- Written problem
Copy out all lines carrying the word "with".

- Data excerpt
begin

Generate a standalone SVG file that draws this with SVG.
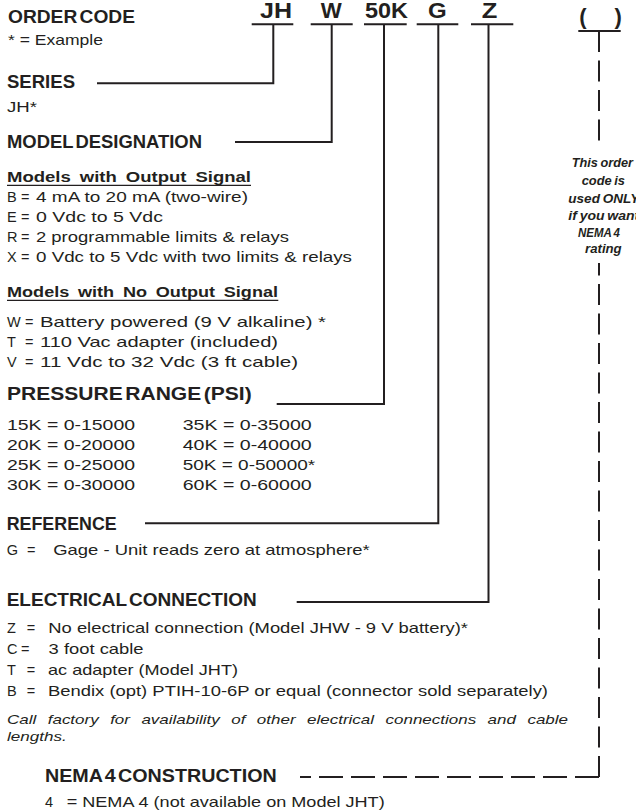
<svg xmlns="http://www.w3.org/2000/svg" width="636" height="810" viewBox="0 0 636 810">
<style>
text{font-family:"Liberation Sans",Arial,Helvetica,sans-serif;fill:#231f20}
.h{font-weight:bold;font-size:19px;word-spacing:-3px}
.t{font-size:14.5px}
.s{font-weight:bold;font-size:14.5px;word-spacing:3px}
.c{font-weight:bold;font-size:21.5px}
.p{font-weight:bold;font-size:22px}
.n{font-weight:bold;font-style:italic;font-size:12.5px;word-spacing:-1px}
.i{font-style:italic;font-size:13.6px;word-spacing:5.4px}
.ln{stroke:#231f20;stroke-width:2;fill:none}
.ul{stroke:#231f20;stroke-width:1.3}
.d1{stroke-dasharray:21 8.5}
.d2{stroke-dasharray:24 8}
</style>
<rect width="636" height="810" fill="#fff"/>

<g id="connectors">
  <path class="ln" d="M251.7,24.3H293.3M310.7,24.3H352.7M364,24.3H406.7M416.7,24.3H458.3M471,24.3H513.3M578.3,31H620.7"/>
  <path class="ln" d="M273.3,24.3V83.3H97"/>
  <path class="ln" d="M331.7,24.3V142H235"/>
  <path class="ln" d="M384,24.3V404H276.7"/>
  <path class="ln" d="M438.3,24.3V523.3H145"/>
  <path class="ln" d="M488.5,24.3V602H296.7"/>
  <path class="ln d1" d="M599,31V148"/>
  <path class="ln d1" d="M599,777V263"/>
  <path class="ln d2" d="M599,777H300"/>
</g>

<g id="order-code">
  <text class="h" x="8" y="22.7" textLength="127" lengthAdjust="spacingAndGlyphs">ORDER CODE</text>
  <text class="t" x="8" y="45" textLength="95" lengthAdjust="spacingAndGlyphs">* = Example</text>
</g>

<g id="code-letters">
  <text class="c" x="260" y="18.3" textLength="32" lengthAdjust="spacingAndGlyphs">JH</text>
  <text class="c" x="320.7" y="18.3" textLength="21" lengthAdjust="spacingAndGlyphs">W</text>
  <text class="c" x="365" y="18.3" textLength="43" lengthAdjust="spacingAndGlyphs">50K</text>
  <text class="c" x="428" y="18.3" textLength="18.7" lengthAdjust="spacingAndGlyphs">G</text>
  <text class="c" x="481.7" y="18.3" textLength="15.6" lengthAdjust="spacingAndGlyphs">Z</text>
  <text class="p" x="579.3" y="23.5">(</text>
  <text class="p" x="614.4" y="23.5">)</text>
</g>

<g id="nema-note">
  <text class="n" x="571.7" y="167.3" textLength="61.3" lengthAdjust="spacingAndGlyphs">This order</text>
  <text class="n" x="581.7" y="185" textLength="43.3" lengthAdjust="spacingAndGlyphs">code is</text>
  <text class="n" x="568.3" y="202.7" textLength="71" lengthAdjust="spacingAndGlyphs">used ONLY</text>
  <text class="n" x="568.3" y="220" textLength="71" lengthAdjust="spacingAndGlyphs">if you want</text>
  <text class="n" x="578" y="236.7" textLength="42" lengthAdjust="spacingAndGlyphs">NEMA 4</text>
  <text class="n" x="585" y="253" textLength="36.7" lengthAdjust="spacingAndGlyphs">rating</text>
</g>

<g id="series">
  <text class="h" x="7" y="88.3" textLength="68" lengthAdjust="spacingAndGlyphs">SERIES</text>
  <text class="t" x="7" y="111.7" textLength="30" lengthAdjust="spacingAndGlyphs">JH*</text>
</g>

<g id="model-designation">
  <text class="h" x="7" y="147.5" textLength="195" lengthAdjust="spacingAndGlyphs">MODEL DESIGNATION</text>
  <text class="s" x="7" y="181.7" textLength="244" lengthAdjust="spacingAndGlyphs">Models with Output Signal</text>
  <line class="ul" x1="7" y1="185.3" x2="251" y2="185.3"/>
  <text class="t" x="7" y="201.7">B</text><text class="t" x="21" y="201.7">=</text>
  <text class="t" x="36" y="201.7" textLength="212" lengthAdjust="spacingAndGlyphs">4 mA to 20 mA (two-wire)</text>
  <text class="t" x="7" y="221.7">E</text><text class="t" x="21" y="221.7">=</text>
  <text class="t" x="36" y="221.7" textLength="127" lengthAdjust="spacingAndGlyphs">0 Vdc to 5 Vdc</text>
  <text class="t" x="7" y="241.7">R</text><text class="t" x="21" y="241.7">=</text>
  <text class="t" x="36" y="241.7" textLength="253" lengthAdjust="spacingAndGlyphs">2 programmable limits &amp; relays</text>
  <text class="t" x="7" y="261.7">X</text><text class="t" x="21" y="261.7">=</text>
  <text class="t" x="36" y="261.7" textLength="316" lengthAdjust="spacingAndGlyphs">0 Vdc to 5 Vdc with two limits &amp; relays</text>
  <text class="s" x="7" y="296.7" textLength="271" lengthAdjust="spacingAndGlyphs">Models with No Output Signal</text>
  <line class="ul" x1="7" y1="300.3" x2="278.3" y2="300.3"/>
  <text class="t" x="7" y="326.7">W</text><text class="t" x="25" y="326.7">=</text>
  <text class="t" x="40" y="326.7" textLength="286" lengthAdjust="spacingAndGlyphs">Battery powered (9 V alkaline) *</text>
  <text class="t" x="7" y="346.7">T</text><text class="t" x="25" y="346.7">=</text>
  <text class="t" x="40" y="346.7" textLength="238" lengthAdjust="spacingAndGlyphs">110 Vac adapter (included)</text>
  <text class="t" x="7" y="366.7">V</text><text class="t" x="25" y="366.7">=</text>
  <text class="t" x="40" y="366.7" textLength="258" lengthAdjust="spacingAndGlyphs">11 Vdc to 32 Vdc (3 ft cable)</text>
</g>

<g id="pressure-range">
  <text class="h" x="7" y="400" textLength="244.7" lengthAdjust="spacingAndGlyphs">PRESSURE RANGE (PSI)</text>
  <text class="t" x="7" y="430" textLength="128" lengthAdjust="spacingAndGlyphs">15K = 0-15000</text>
  <text class="t" x="7" y="450" textLength="128" lengthAdjust="spacingAndGlyphs">20K = 0-20000</text>
  <text class="t" x="7" y="470" textLength="128" lengthAdjust="spacingAndGlyphs">25K = 0-25000</text>
  <text class="t" x="7" y="490" textLength="128" lengthAdjust="spacingAndGlyphs">30K = 0-30000</text>
  <text class="t" x="182.7" y="430" textLength="129" lengthAdjust="spacingAndGlyphs">35K = 0-35000</text>
  <text class="t" x="182.7" y="450" textLength="129" lengthAdjust="spacingAndGlyphs">40K = 0-40000</text>
  <text class="t" x="182.7" y="470" textLength="132.5" lengthAdjust="spacingAndGlyphs">50K = 0-50000*</text>
  <text class="t" x="182.7" y="490" textLength="129" lengthAdjust="spacingAndGlyphs">60K = 0-60000</text>
</g>

<g id="reference">
  <text class="h" x="6.7" y="530" textLength="110" lengthAdjust="spacingAndGlyphs">REFERENCE</text>
  <text class="t" x="6.7" y="555">G</text><text class="t" x="27" y="555">=</text>
  <text class="t" x="53.3" y="555" textLength="316.4" lengthAdjust="spacingAndGlyphs">Gage - Unit reads zero at atmosphere*</text>
</g>

<g id="electrical-connection">
  <text class="h" x="6.7" y="606" textLength="250" lengthAdjust="spacingAndGlyphs">ELECTRICAL CONNECTION</text>
  <text class="t" x="7" y="632.7">Z</text><text class="t" x="26.7" y="632.7">=</text>
  <text class="t" x="48.3" y="632.7" textLength="419.7" lengthAdjust="spacingAndGlyphs">No electrical connection (Model JHW - 9 V battery)*</text>
  <text class="t" x="7" y="654">C</text><text class="t" x="21" y="654">=</text>
  <text class="t" x="48.6" y="654" textLength="95" lengthAdjust="spacingAndGlyphs">3 foot cable</text>
  <text class="t" x="7" y="675">T</text><text class="t" x="26.7" y="675">=</text>
  <text class="t" x="48" y="675" textLength="190" lengthAdjust="spacingAndGlyphs">ac adapter (Model JHT)</text>
  <text class="t" x="7" y="696">B</text><text class="t" x="26.7" y="696">=</text>
  <text class="t" x="48" y="696" textLength="500" lengthAdjust="spacingAndGlyphs">Bendix (opt) PTIH-10-6P or equal (connector sold separately)</text>
  <text class="i" x="7" y="724" textLength="561" lengthAdjust="spacingAndGlyphs">Call factory for availability of other electrical connections and cable</text>
  <text class="i" x="7" y="740.7" textLength="59.7" lengthAdjust="spacingAndGlyphs">lengths.</text>
</g>

<g id="nema4-construction">
  <text class="h" x="45" y="781.7" textLength="231.7" lengthAdjust="spacingAndGlyphs">NEMA 4 CONSTRUCTION</text>
  <text class="t" x="45" y="806.7">4</text>
  <text class="t" x="66.7" y="806.7" textLength="318" lengthAdjust="spacingAndGlyphs">= NEMA 4  (not available on Model JHT)</text>
</g>
</svg>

end

- Result below
Generate a standalone SVG file that draws this with SVG.
  <text class="s" x="7" y="181.7" textLength="244" lengthAdjust="spacingAndGlyphs">Models with Output Signal</text>
  <text class="t" x="36" y="261.7" textLength="316" lengthAdjust="spacingAndGlyphs">0 Vdc to 5 Vdc with two limits &amp; relays</text>
  <text class="s" x="7" y="296.7" textLength="271" lengthAdjust="spacingAndGlyphs">Models with No Output Signal</text>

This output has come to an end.